By: Allessandra Inzinna

The War on Drugs has continued to leave deep scars on communities of color. Not only has the war devastated entire communities and disrupted the lives of millions of people, it also set the ball rolling on the War on Crime, which heavily assisted mass incarceration.

The destruction of these systematic attacks on people of color has trickled on a generation later; especially in the cannabis industry.

 The War on People of Color

White and black people smoke weed at extremely similar rates, which leaves little room for argument that the vast disparities in marijuana arrests have any other reason than racism.

Marijuana arrests increased from 2001 from 2010, making up over half (52%) of all drug arrests, according to the ACLU. This over-enthusiasm to lock up African-Americans found with weed spans across all regions of the “Land of the Free.” Wealthy communities, poor communities, rural communities, urban communities, communities with a lot of black people and communities with very little black people, all experience the racial divide in marijuana arrests.

The Nixon administration started the War on Drugs — more aptly, the War on Marijuana — in 1971 with the Controlled Substances Act.

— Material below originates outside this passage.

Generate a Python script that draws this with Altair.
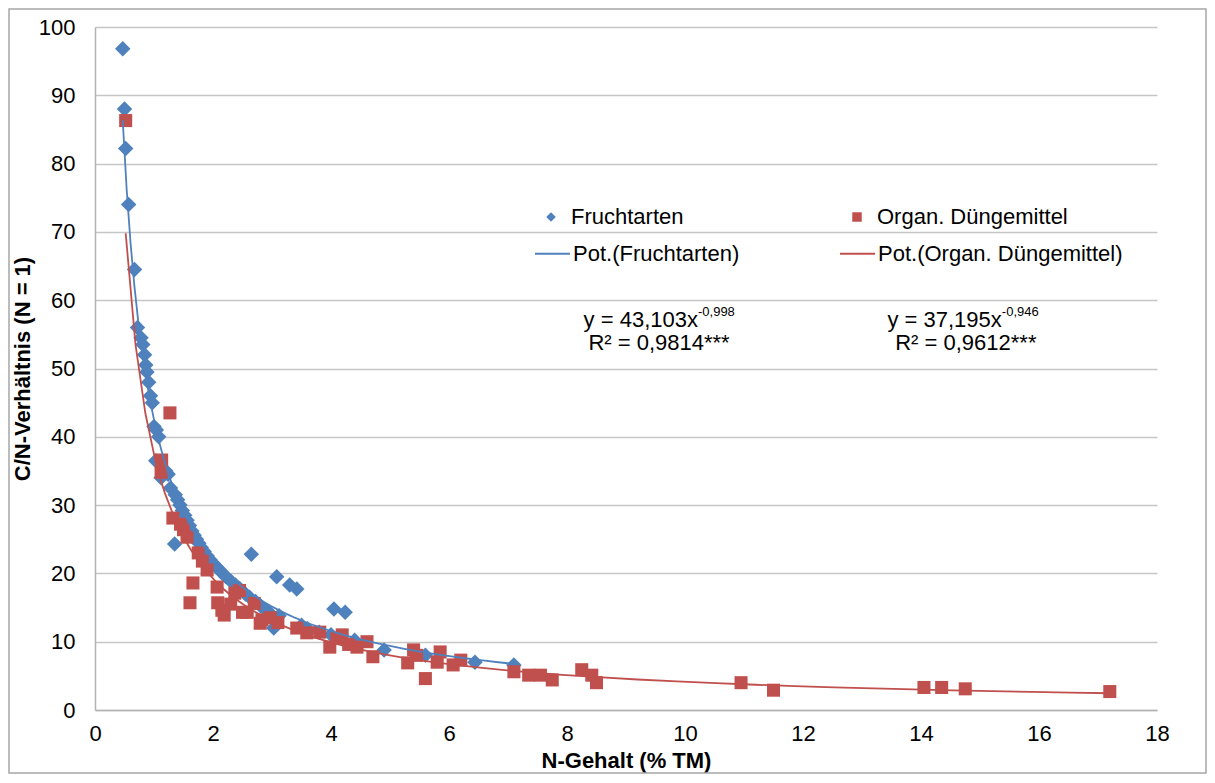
import altair as alt
import pandas as pd

# ---- data ----
fr_x = [0.47, 0.50, 0.52, 0.57, 0.67, 0.72, 0.78, 0.81, 0.84, 0.86, 0.88, 0.91, 0.94, 0.97,
        1.00, 1.04, 1.08, 1.03, 1.12, 1.20, 1.24, 1.28, 1.35, 1.36, 1.40, 1.44, 1.48, 1.52,
        1.56, 1.60, 1.64, 1.68, 1.72, 1.76, 1.80, 1.85, 1.90, 1.95, 2.00, 2.05, 2.10, 2.15,
        2.22, 2.30, 2.38, 2.45, 2.55, 2.62, 2.65, 2.72, 2.80, 2.88, 2.95, 3.03, 3.08, 3.12,
        3.30, 3.42, 3.50, 3.60, 3.80, 4.00, 4.05, 4.24, 4.40, 4.90, 5.60, 6.44, 7.10]
fr_y = [96.8, 88.0, 82.2, 74.0, 64.5, 56.0, 54.5, 53.5, 52.0, 50.5, 49.5, 48.0, 46.0, 45.0,
        41.5, 41.0, 40.0, 36.5, 34.0, 35.0, 34.5, 32.5, 24.3, 31.5, 30.8, 30.0, 29.2, 28.5,
        27.8, 27.0, 26.2, 25.6, 25.0, 24.4, 23.8, 23.2, 22.6, 22.0, 21.5, 21.0, 20.6, 20.1,
        19.5, 18.9, 18.3, 17.8, 17.0, 16.5, 22.8, 15.9, 15.3, 14.7, 14.3, 12.0, 19.5, 13.8,
        18.3, 17.7, 12.4, 11.9, 11.4, 11.0, 14.8, 14.3, 10.2, 8.8, 8.0, 7.0, 6.6]

od_x = [0.52, 1.12, 1.13, 1.27, 1.32, 1.45, 1.50, 1.56, 1.61, 1.66, 1.75, 1.82, 1.90, 2.07,
        2.08, 2.15, 2.19, 2.30, 2.37, 2.45, 2.50, 2.58, 2.70, 2.80, 2.83, 2.97, 3.10, 3.42,
        3.59, 3.81, 3.98, 4.10, 4.19, 4.30, 4.44, 4.61, 4.71, 5.30, 5.40, 5.45, 5.60, 5.80,
        5.85, 6.07, 6.20, 7.10, 7.35, 7.55, 7.75, 8.25, 8.42, 8.50, 10.95, 11.50, 14.05,
        14.35, 14.75, 17.20]
od_y = [86.3, 34.8, 36.6, 43.5, 28.1, 27.2, 26.4, 25.3, 15.7, 18.6, 23.0, 21.8, 20.5, 18.0,
        15.7, 14.6, 13.9, 15.5, 17.1, 17.5, 14.3, 14.3, 15.6, 12.7, 13.2, 13.5, 12.8, 12.0,
        11.3, 11.4, 9.2, 10.5, 11.0, 9.6, 9.2, 10.0, 7.8, 6.9, 8.8, 8.0, 4.6, 7.0,
        8.5, 6.6, 7.3, 5.6, 5.1, 5.1, 4.4, 5.9, 5.1, 4.0, 4.0, 2.9, 3.3,
        3.3, 3.1, 2.7]

SERIES = ["Fruchtarten", "Organ. Düngemittel"]
TRENDS = ["Pot.(Fruchtarten)", "Pot.(Organ. Düngemittel)"]
COLORS = ["#4F81BD", "#C0504D"]
SHAPES = ["diamond", "square"]

x_ticks = [0, 2, 4, 6, 8, 10, 12, 14, 16, 18]
y_ticks = [0, 10, 20, 30, 40, 50, 60, 70, 80, 90, 100]

eq_x = [10.22, 15.37]
eq_y = [57.1, 57.1]
eq_text = ["y = 43,103x", "y = 37,195x"]
eq_exp = ["-0,998", "-0,946"]
r2_x = [9.56, 14.76]
r2_y = [53.7, 53.7]
r2_text = ["R² = 0,9814***", "R² = 0,9612***"]

FONT = "Liberation Sans"
FS = 22

df = pd.DataFrame({
    "x": fr_x + od_x,
    "y": fr_y + od_y,
    "series": ["Fruchtarten"] * len(fr_x) + ["Organ. Düngemittel"] * len(od_x),
})
eq_df = pd.DataFrame({"x": eq_x, "y": eq_y, "t": eq_text, "e": eq_exp})
r2_df = pd.DataFrame({"x": r2_x, "y": r2_y, "t": r2_text})

legend_pts = alt.Legend(
    title=None, orient="none", legendX=445, legendY=179, columns=2,
    columnPadding=162, symbolSize=90, symbolOpacity=1, symbolStrokeWidth=0,
    labelFont=FONT, labelFontSize=FS, labelColor="#000",
    labelOffset=9, labelLimit=500,
)
legend_lines = alt.Legend(
    title=None, orient="none", legendX=439, legendY=208, columns=2,
    columnPadding=96, symbolSize=1225, symbolType="stroke", symbolStrokeWidth=2,
    symbolOpacity=1, labelFont=FONT, labelFontSize=FS, labelColor="#000",
    labelOffset=2, labelLimit=500,
)

xenc = alt.X("x:Q", scale=alt.Scale(domain=[0, 18], nice=False),
             axis=alt.Axis(values=x_ticks, format="d", title="N-Gehalt (% TM)", grid=False,
                           labelFlush=False, labelPadding=13, titlePadding=6))
yenc = alt.Y("y:Q", scale=alt.Scale(domain=[0, 100], nice=False),
             axis=alt.Axis(values=y_ticks, format="d", title="C/N-Verhältnis (N = 1)", grid=True,
                           labelPadding=20, titlePadding=4))
color = alt.Color("series:N", scale=alt.Scale(domain=SERIES, range=COLORS), legend=legend_pts)
shape = alt.Shape("series:N", scale=alt.Scale(domain=SERIES, range=SHAPES), legend=legend_pts)
stroke = alt.Stroke("trend:N", scale=alt.Scale(domain=TRENDS, range=COLORS), legend=legend_lines)

base = alt.Chart(df)
pts_fr = base.transform_filter(alt.datum.series == "Fruchtarten").mark_point(
    filled=True, opacity=1, size=240).encode(x=xenc, y=yenc, color=color, shape=shape)
pts_od = base.transform_filter(alt.datum.series == "Organ. Düngemittel").mark_point(
    filled=True, opacity=1, size=170).encode(x=xenc, y=yenc, color=color, shape=shape)

lines = base.transform_regression(
    "x", "y", method="pow", groupby=["series"]
).transform_calculate(
    trend="'Pot.(' + datum.series + ')'"
).mark_line(strokeWidth=1.8).encode(x="x:Q", y="y:Q", stroke=stroke, detail="series:N")

eq_main = alt.Chart(eq_df).mark_text(
    align="right", baseline="middle", font=FONT, fontSize=FS, color="#000"
).encode(x="x:Q", y="y:Q", text="t:N")
eq_sup = alt.Chart(eq_df).mark_text(
    align="left", baseline="middle", font=FONT, fontSize=13, color="#000", dy=-8
).encode(x="x:Q", y="y:Q", text="e:N")
r2 = alt.Chart(r2_df).mark_text(
    align="center", baseline="middle", font=FONT, fontSize=FS, color="#000"
).encode(x="x:Q", y="y:Q", text="t:N")

frame = alt.Chart(pd.DataFrame({"k": [0]})).mark_rect(
    filled=False, stroke="#a6a6a6", strokeWidth=1.5
).encode(x=alt.value(-86), x2=alt.value(1111), y=alt.value(-18), y2=alt.value(746))

chart = alt.layer(frame, pts_fr, pts_od, lines, eq_main, eq_sup, r2).properties(
    width=1062, height=683,
    autosize=alt.AutoSizeParams(type="none"),
    padding={"left": 87, "top": 19, "right": 50, "bottom": 65},
).configure_view(stroke="transparent").configure_axis(
    labelFont=FONT, labelFontSize=FS, labelColor="#000",
    titleFont=FONT, titleFontSize=FS, titleFontWeight="bold", titleColor="#000",
    ticks=False, domainColor="#b3b3b3", domainWidth=1.5,
    gridColor="#c6c6c6", gridWidth=1.5,
)

chart.save("out.html", embed_options={"renderer": "svg", "actions": False})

This highly criminalized weed so that police could ravage communities of color often against the Vietnam War. 

Its affects came down hard on black people in America and led to millions of lives thrown away in the legal system.

Mikelina Belaineh, the director of criminal law and policy at Last Prisoner Project, focuses on bringing restorative justice to the cannabis industry.

“It’s undisputed at this point that the War on Drugs was a manufactured war…

“I mean, based in racial bias, racial animus and really a desire to maintain social control over black and brown people who had gained some social and political empowerment after the Civil Rights Movement,” Belaineh said.

In the cannabis industry, these disparities are stark. While primarily white-male entrepreneurs profit off of the industry, primarily black and brown people sit in prison for possessing it. 

“You’ve got these two things that exist but cannot really coexist if we’re calling it a just society,” Belaineh said in reference to the cannabis industry. “People making billions of dollars and people [continuing] to suffer.”

A Whitewashed Industry

More than 80 percent of legal cannabis businesses have white ownership.  Women own only 26 percent of cannabis businesses, according to Marijuana Business Daily.

And while most industries have a similar disparity in ownership, marijuana’s history in the American criminal justice system makes it especially transparent.

There’s a whole host of roadblocks that bar people of color from getting started in the cannabis industry. For one, getting a foot in the door costs a small fortune, driven up by huge taxes, licensing fees causing many people to turn to business loans. Yet, less than 47 percent of black-owned business loan applications receive approval. Those that do get approval often receive less funds and higher interest rates than white business owners, according to Forbes.

This combines with the fact that many states bar drug-related convicts, who have largely and unjustly been black people, from working in the weed industry. 

“The cannabis industry is our best bet at reparations for these folks,” Belaineh said. “It’s a growing billion dollar industry and these are people who have suffered generations worth of trauma from an unjust war on it.”

Legalization Can’t Fix it Alone

While universal legalization on marijuana represents a huge first step, the current legalization process is not doing enough to remedy decades of mass incarceration imposed on communities of color. 

“Cannabis legalization in the cannabis industry is not something that has really benefited black and brown communities,” Belaineh said. “… We saw legalization happen in Massachusetts. … And nothing really changed for my guys, my community, my loved ones, because they were still getting arrested for small possession use values of weed.”

Belaineh notes that most of the legalization happening across America represents “white legalization,” or to the benefit of white folks. So, although weed arrests might decrease in areas with little prohibition, the racial disparities remain if not worsen. 

Full legalization, taking into account racial disparities and investing in communities affected as well as releasing any inmates on marijuanna-related arrests, may actually help remedy the problem. 

“The biggest thing we can do is full legalization because that would basically, it would close the front door to mass incarceration a good amount,” Belaineh said.

Cannabis is how the government tends to pull people of color into the legal system. When they get de-weaponized, they lose their primary tool.

Cannabis has a multi-faceted history in the U.S. It has simultaneously caused massive profits for some and untold suffering for others. Although recreational weed has become legal in 11 states and medicinally available in 33 states, the cannabis industry has a long road to racial equity.

“We’ve inherited this history,” Belaineh said. “But we’re here now, and we all have a moral obligation to figure out what our role is, especially in the cannabis community.”